Tax 

The statute of limitations cannot exceed ten years, not even in the case of tax loss

In May, we informed you about a ground-breaking ruling of the Supreme Administrative Court which rejected the tax administration’s practice of extending the statute of limitations by so-called tax loss chaining. In its latest ruling, the Supreme Administrative Court refers to this case law and comments on the rules of the statute of limitations for the taxation period in which the tax loss arose or could have been utilised.

How does the utilisation of the tax loss affect the statute of limitations?

The Income Taxes Act makes it possible to deduct a tax loss from the tax base over the course of the five taxation periods immediately following the period for which the tax loss was assessed and newly, since 1 July 2020, also for the two preceding periods. However, the origination of tax loss also extends the statute of limitations, during which it is possible to check and modify the tax amount. The statute of limitations for a loss-making taxation period and the following five taxation periods for which the tax loss or its part can be utilised ends simultaneously, i.e. with the statute of limitations for the last year. The Income Taxes Act thus gives the tax administrator a longer period, of up to five years, to audit an incurred tax loss. When the tax loss is carried back, the lapse period can only be extended if the tax loss for the two immediately preceding taxation periods was actually utilised. The rulings of the Supreme Administration Court analyse the issue of the tax loss utilisation for the upcoming years. However, considering its specifics, the conclusions may be very similar for carry back loss as well.

What does the latest Supreme Administrative Court’s ruling entail?

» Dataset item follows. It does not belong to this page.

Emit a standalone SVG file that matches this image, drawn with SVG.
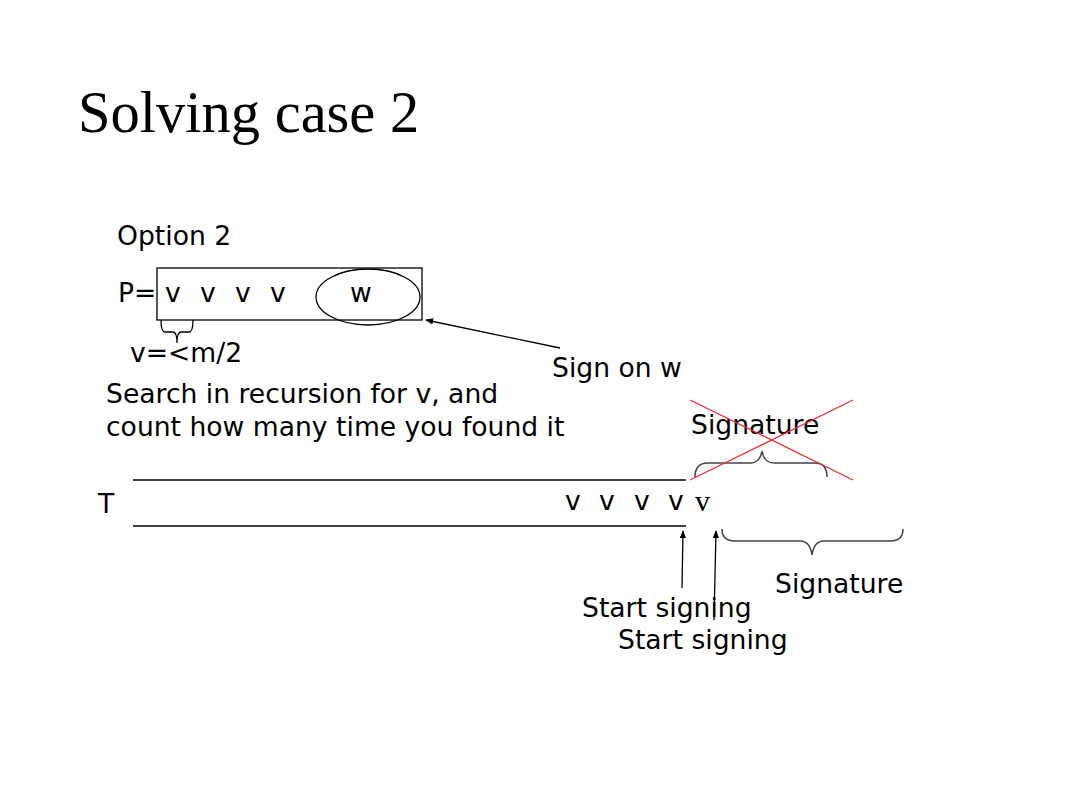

The Supreme Administrative Court has unequivocally confirmed that the statute of limitations for the taxation period in which the tax loss arose or could have been utilised runs separately for each taxation period. The origination of the tax loss does not affect the statute of limitations for the previous taxation period, i.e. the so-called tax loss chaining does not occur. Crucially, the statute of limitations cannot exceed ten years, not even in the case of the taxation periods in which a tax loss arose or could have been utilised. Therefore, after ten years from the last day for filing the tax return, the statute of limitations cannot be further extended under any circumstances; it has expired and there is no mechanism to renew it. Exceptions to this rule represent cases where a tax offence has been committed or a taxable entity shows remorse, which eliminates the entity’s criminal liability. Only in these cases, it is possible to change the assessed tax after more than 10 years.

What are the consequences of the Supreme Administrative Court’s ruling?

If the tax authority conducts a corporate income tax audit in your company for the taxation period in which the tax loss arose or could have been utilised or if you are a recipient of investment incentives where similar rules apply, we recommend thoroughly reviewing the statute of limitations. Conducting a tax audit after the statute of limitations makes the tax audit unlawful and the audit must be discontinued.

We recommend reviewing the statute of limitations even if the tax audit has already been completed and the corporate income tax additionally assessed, because conducting appellate or court proceedings after the statute of limitations is a reason for cancelling a payment assessment or other decisions.